Kara Bell stood before the Lake Travis Independent School District board last Wednesday to discuss the 2015 young adult novel, Out of Darkness by Ashley Hope Perez, which contains a range of explicit sexual terms. She took aim at those responsible for making it available to minors at middle school libraries.

Bell even recited a passage of the book to the board to highlight its inappropriateness.

Check out what she had to say below:

"Take her out back, we boys figured, then hand on the titties, put it in her cornbox, put it in her cornhole, grab a hold of that braid, rub that calico," she read at the meeting, which was streamed online.

"You can find that on page 39 of the book called, 'Out of Darkness,'" she said of the excerpt, "which you can find at Hudson Bend Middle School and Bee Cave Middle School."
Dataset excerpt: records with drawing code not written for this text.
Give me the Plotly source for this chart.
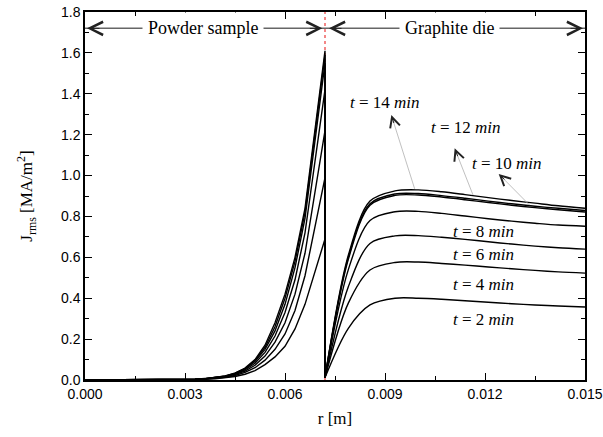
import plotly.graph_objects as go

# ---------------- data ----------------
interface_r = 0.0072
r_powder = [0.0, 0.0006, 0.0012, 0.0018, 0.0024, 0.003, 0.0033, 0.0036, 0.0039, 0.0042,
            0.0045, 0.0048, 0.0051, 0.0054, 0.0057, 0.006, 0.0063, 0.0066, 0.0072]
r_die = [0.0072, 0.0079, 0.00855, 0.0093, 0.0100, 0.0107, 0.0114, 0.0121, 0.0128,
         0.0135, 0.0142, 0.015]

times = [2, 4, 6, 8, 10, 12, 14]

J_powder_t2 = [0, 0.0001, 0.0002, 0.0004, 0.0007, 0.0012, 0.002, 0.0035, 0.006, 0.010,
               0.017, 0.028, 0.046, 0.075, 0.113, 0.165, 0.25, 0.37, 0.69]
J_powder_t4 = [0, 0.0001, 0.0002, 0.0004, 0.0008, 0.0015, 0.0025, 0.0045, 0.008, 0.013,
               0.022, 0.037, 0.060, 0.097, 0.150, 0.225, 0.34, 0.51, 0.99]
J_powder_t6 = [0, 0.0001, 0.0002, 0.0005, 0.0009, 0.0018, 0.003, 0.0055, 0.009, 0.015,
               0.026, 0.044, 0.072, 0.117, 0.185, 0.28, 0.42, 0.62, 1.22]
J_powder_t8 = [0, 0.0001, 0.0002, 0.0005, 0.001, 0.002, 0.0035, 0.006, 0.010, 0.017,
               0.029, 0.049, 0.082, 0.135, 0.215, 0.33, 0.49, 0.72, 1.42]
J_powder_t10 = [0, 0.0001, 0.0003, 0.0006, 0.0011, 0.0023, 0.0038, 0.0065, 0.011, 0.018,
                0.031, 0.053, 0.090, 0.150, 0.24, 0.37, 0.55, 0.79, 1.55]
J_powder_t12 = [0, 0.0001, 0.0003, 0.0006, 0.0012, 0.0024, 0.004, 0.0068, 0.0115, 0.019,
                0.033, 0.056, 0.095, 0.16, 0.26, 0.40, 0.58, 0.82, 1.59]
J_powder_t14 = [0, 0.0001, 0.0003, 0.0006, 0.0012, 0.0025, 0.004, 0.007, 0.012, 0.020,
                0.034, 0.058, 0.10, 0.17, 0.28, 0.42, 0.60, 0.84, 1.61]

J_die_t2 = [0.012, 0.253, 0.367, 0.400, 0.400, 0.395, 0.388, 0.380, 0.373, 0.367, 0.362, 0.357]
J_die_t4 = [0.012, 0.376, 0.538, 0.575, 0.577, 0.570, 0.562, 0.553, 0.544, 0.536, 0.529, 0.523]
J_die_t6 = [0.012, 0.456, 0.668, 0.705, 0.706, 0.698, 0.688, 0.676, 0.665, 0.655, 0.647, 0.640]
J_die_t8 = [0.012, 0.540, 0.780, 0.823, 0.825, 0.815, 0.802, 0.789, 0.777, 0.767, 0.758, 0.752]
J_die_t10 = [0.012, 0.590, 0.855, 0.903, 0.905, 0.895, 0.882, 0.868, 0.855, 0.843, 0.833, 0.822]
J_die_t12 = [0.012, 0.600, 0.862, 0.910, 0.912, 0.902, 0.889, 0.875, 0.862, 0.850, 0.840, 0.829]
J_die_t14 = [0.012, 0.610, 0.875, 0.925, 0.930, 0.921, 0.907, 0.892, 0.878, 0.865, 0.852, 0.840]

powder = [J_powder_t2, J_powder_t4, J_powder_t6, J_powder_t8, J_powder_t10, J_powder_t12, J_powder_t14]
die = [J_die_t2, J_die_t4, J_die_t6, J_die_t8, J_die_t10, J_die_t12, J_die_t14]

x_ticks = [0.0, 0.003, 0.006, 0.009, 0.012, 0.015]
y_ticks = [0.0, 0.2, 0.4, 0.6, 0.8, 1.0, 1.2, 1.4, 1.6, 1.8]

# label positions (r, J) for t labels
label_pos = {2: (0.01195, 0.294), 4: (0.01195, 0.468), 6: (0.01195, 0.612),
             8: (0.01195, 0.724), 10: (0.01265, 1.057), 12: (0.01142, 1.233),
             14: (0.00899, 1.355)}
# pointer lines: (tip r, tip J, curve r, curve J, tip pixel offset)
pointers = [(0.00919, 1.296, 0.00989, 0.935, 3, 9.5),
            (0.01109, 1.133, 0.01164, 0.905, 3.6, 9.3),
            (0.01241, 1.008, 0.01334, 0.855, 7.3, 6.9)]

band_y = 1.72

SERIF = "Liberation Serif"
SANS = "Liberation Sans"

fig = go.Figure()

# red dashed interface
fig.add_trace(go.Scatter(x=[interface_r, interface_r], y=[0, 1.8], mode="lines",
                         line=dict(color="#f06060", width=1.5, dash="dot"),
                         hoverinfo="skip", showlegend=False))

# section band lines
fig.add_trace(go.Scatter(x=[0, interface_r], y=[band_y, band_y], mode="lines",
                         line=dict(color="#666666", width=1.5), showlegend=False))
fig.add_trace(go.Scatter(x=[interface_r, x_ticks[-1]], y=[band_y, band_y], mode="lines",
                         line=dict(color="#666666", width=1.5), showlegend=False))

for t, jp, jd in zip(times, powder, die):
    # powder side plus the drop at the interface
    fig.add_trace(go.Scatter(x=r_powder + [r_die[0]], y=jp + [jd[0]], mode="lines",
                             line=dict(color="black", width=1.4),
                             name=f"t = {t} min", showlegend=False))
    # graphite die side
    fig.add_trace(go.Scatter(x=r_die, y=jd, mode="lines",
                             line=dict(color="black", width=1.4, shape="spline",
                                       smoothing=0.9),
                             name=f"t = {t} min", showlegend=False))

ann = []
# section labels
ann.append(dict(x=0.00354, y=band_y, text="Powder sample", showarrow=False,
                font=dict(family=SERIF, size=18, color="black"), bgcolor="white",
                borderpad=5))
ann.append(dict(x=0.01094, y=band_y, text="Graphite die", showarrow=False,
                font=dict(family=SERIF, size=18, color="black"), bgcolor="white",
                borderpad=5))
# chevrons at band ends
for hx, off in [(0.00006, 14), (interface_r - 0.00008, -14), (interface_r + 0.00012, 14),
                (x_ticks[-1] - 0.00006, -14)]:
    ann.append(dict(x=hx, y=band_y, ax=off, ay=0, text="", showarrow=True,
                    arrowhead=5, arrowsize=2.6, arrowwidth=1, arrowcolor="#222222",
                    standoff=0))

for t in times:
    x, y = label_pos[t]
    ann.append(dict(x=x, y=y, text=f"<i>t</i> = {t} <i>min</i>", showarrow=False,
                    font=dict(family=SERIF, size=17, color="black")))

for tx, ty, cx, cy, ox, oy in pointers:
    ann.append(dict(x=cx, y=cy, ax=tx, ay=ty, axref="x", ayref="y", text="",
                    showarrow=True, arrowhead=0, arrowwidth=0.8, arrowcolor="#b0b0b0",
                    standoff=0, startstandoff=0))
    ann.append(dict(x=tx, y=ty, ax=ox, ay=oy, text="", showarrow=True, arrowhead=5,
                    arrowsize=2.0, arrowwidth=1, arrowcolor="#222222", standoff=0))

fig.update_layout(
    width=603, height=437,
    margin=dict(l=85, r=18, t=12, b=57, autoexpand=False),
    paper_bgcolor="white", plot_bgcolor="white",
    annotations=ann,
    showlegend=False,
)

axis_common = dict(showline=True, linecolor="black", linewidth=1.5, mirror="allticks",
                   ticks="inside", ticklen=7, tickwidth=1.2, tickcolor="black",
                   showgrid=False, zeroline=False, automargin=False,
                   tickfont=dict(family=SANS, size=14, color="black"))

fig.update_xaxes(range=[0, 0.015], tickvals=x_ticks, tickformat=".3f",
                 minor=dict(dtick=0.0015, ticks="inside", ticklen=4, tickcolor="black",
                            tickwidth=1),
                 title=dict(text="r [m]", font=dict(family=SERIF, size=17, color="black"),
                            standoff=12),
                 **axis_common)
fig.update_yaxes(range=[0, 1.8], tickvals=y_ticks, tickformat=".1f",
                 minor=dict(dtick=0.1, ticks="inside", ticklen=4, tickcolor="black",
                            tickwidth=1),
                 title=dict(text="J<sub>rms</sub> [MA/m<sup>2</sup>]",
                            font=dict(family=SERIF, size=17, color="black"), standoff=24),
                 **axis_common)

fig.write_html("out.html")
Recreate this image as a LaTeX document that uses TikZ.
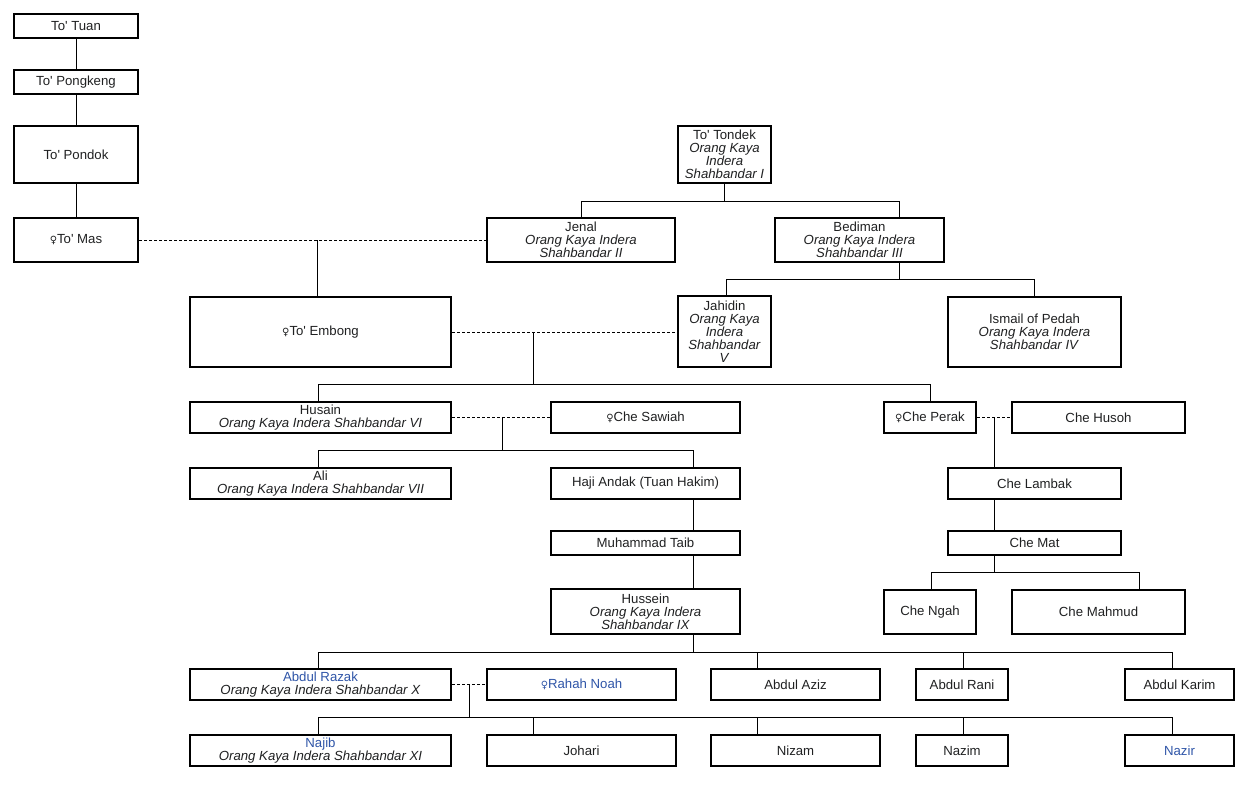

Bell was appalled that the book referenced “cornholing”, which she later learned was another term for anal sex.

“Not going to lie, I had to Google ‘cornhole’ because I have the game in my backyard,” the mother said. “But according to Wikipedia, ‘cornhole’ is a sexual slang vulgarism for anus. “In verb form ‘to cornhole,’ which came into usage in the 1930s, means to have anal sex.”

Bell then told the board that she under no circumstances wanted her children learning about “anal sex” in middle school. 

“I’ve never had anal sex,” she continued. “I don’t want to have anal sex. I don’t want my kids having anal sex. I want you to start focusing on education and not public health.”

The livid parent’s microphone was then cut off but she continued to demand that the book be removed from schools.

The day after the board meeting, it was reported that the school had taken the book off its shelves.

“A district possesses significant discretion to determine the content of its school libraries,” a spokesperson for the district said in a statement to Fox News. “A district must, however, exercise its discretion in a manner consistent with the First Amendment. A district may remove materials because they are pervasively vulgar or based solely upon the educational suitability of the books in question.”

Out of Darkness follows a teenage Mexican American girl who falls in love with a Black boy in Texas. It is set around the time of the New London school explosion in 1937 that killed more than 295 students and teachers.